14.2 Bouwregels
Voor het bouwen gelden de volgende regels:
14.2.1 Toelaatbare bebouwing
Op deze gronden mogen bouwwerken worden gebouwd, met inachtneming van het volgende:
14.2.2 Algemeen
-
a. hoofdgebouwen worden gebouwd in het bouwvlak;
-
b. de totale oppervlakte van gebouwen en overkappingen bedraagt ten hoogste het met de aanduiding 'maximum bebouwingspercentage (%)' aangegeven bebouwingspercentage van het bouwvlak; indien geen bebouwingspercentage is aangegeven, geldt een bebouwingspercentage van 100% van het bouwvlak;
-
c. ter plaatse van de aanduiding 'erf' mogen gronden voor ten hoogste 50% worden bebouwd met gebouwen en overkappingen, met een maximum van 60 m²;
-
d. indien de toelaatbare te bebouwen oppervlakte ingevolge het bepaalde onder c minder bedraagt dan 30 m² is een bebouwingspercentage van 75% tot een maximum van 30 m² toegestaan;
-
e. het aantal recreatiewoningen per bouwvlak bedraagt het aantal dat krachtens een bouwvergunning op het tijdstip van het plan aanwezig of in uitvoering is;
-
f. indien gebouwen worden afgedekt door een constructie van één of meer hellende dakvlakken, bedraagt de dakhelling, tenzij met een aanduiding anders is aangegeven, ten hoogste 55°;
-
g. ter plaatse van de aanduiding 'parkeergarage' bedraagt het aantal parkeerplaatsen ten minste 53.
14.2.3 Gebouwen
-
a. de goothoogte van hoofdgebouwen bedraagt ten hoogste de met de aanduiding 'maximale goothoogte (m)' aangegeven goothoogte;
-
b. de bouwhoogte van gebouwen bedraagt ten hoogste de met de aanduiding 'maximale bouwhoogte (m)' aangegeven bouwhoogte; indien geen bouwhoogte is aangegeven bedraagt de bouwhoogte ten hoogste 5 m meer dan de maximaal toelaatbare goothoogte;
-
c. uitsluitend ter plaatse van de aanduiding 'gestapeld' mogen hoofdgebouwen gestapeld worden gebouwd;
-
d. de maximaal toelaatbare goothoogte van gebouwen mag uitsluitend worden overschreden door dakkapellen en gelijksoortige vormen, niet zijnde een topgevel, mits de breedte niet meer bedraagt dan:
-
1. 50% van de breedte van de onderliggende gevel in het voorgeveldakvlak;
-
2. 70% van de breedte van de onderliggende gevel in het achtergeveldakvlak.
-
e. uitsluitend ter plaatse van de aanduiding 'gestapeld' mogen hoofdgebouwen gestapeld worden gebouwd.

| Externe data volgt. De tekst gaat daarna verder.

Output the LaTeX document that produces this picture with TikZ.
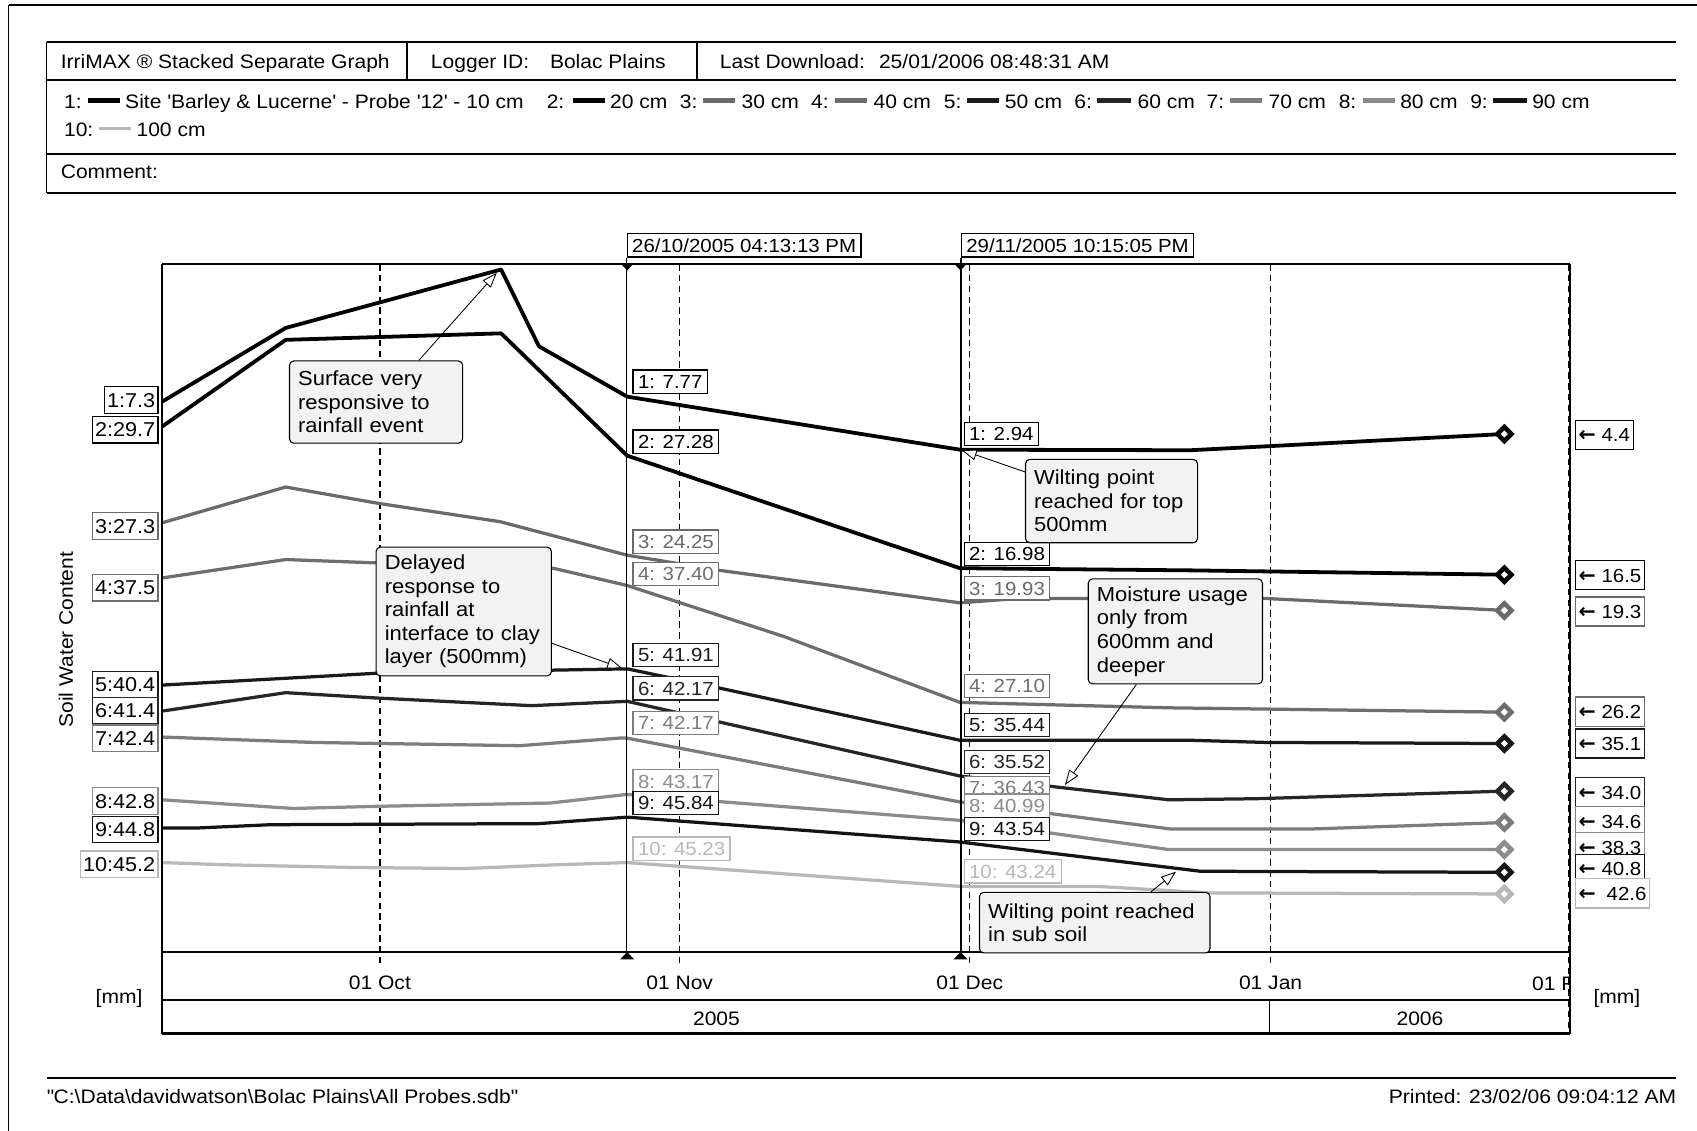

14.2.4 Bouwwerken, geen gebouwen zijnde
-
a. de bouwhoogte van erf- en terreinafscheidingen tussen de voorgevel van hoofdgebouwen en de openbare weg bedraagt ten hoogste 1 m;
-
b. de bouwhoogte van erf- en terreinafscheidingen elders bedraagt ten hoogste 2 m;
-
c. de bouwhoogte van licht- en vlaggenmasten bedraagt ten hoogste 16 m;
-
d. de bouwhoogte van overig straatmeubilair bedraagt ten hoogste 6 m;
-
e. de bouwhoogte van antennes ten behoeve van telecommunicatie, niet zijnde schotelantennes bedraagt ten hoogste 15 m;
-
f. de bouwhoogte van schotelantennes bedraagt ten hoogste 6 m;
-
g. de bouwhoogte van tuinmeubilair bedraagt ten hoogste 2 m;
-
h. de bouwhoogte van speelvoorzieningen bedraagt ten hoogste 6 m;
-
i. de bouwhoogte van ballenvangers bedraagt ten hoogste 10 m;
-
j. de bouwhoogte van overige bouwwerken geen gebouwen zijnde bedraagt ten hoogste 5 m.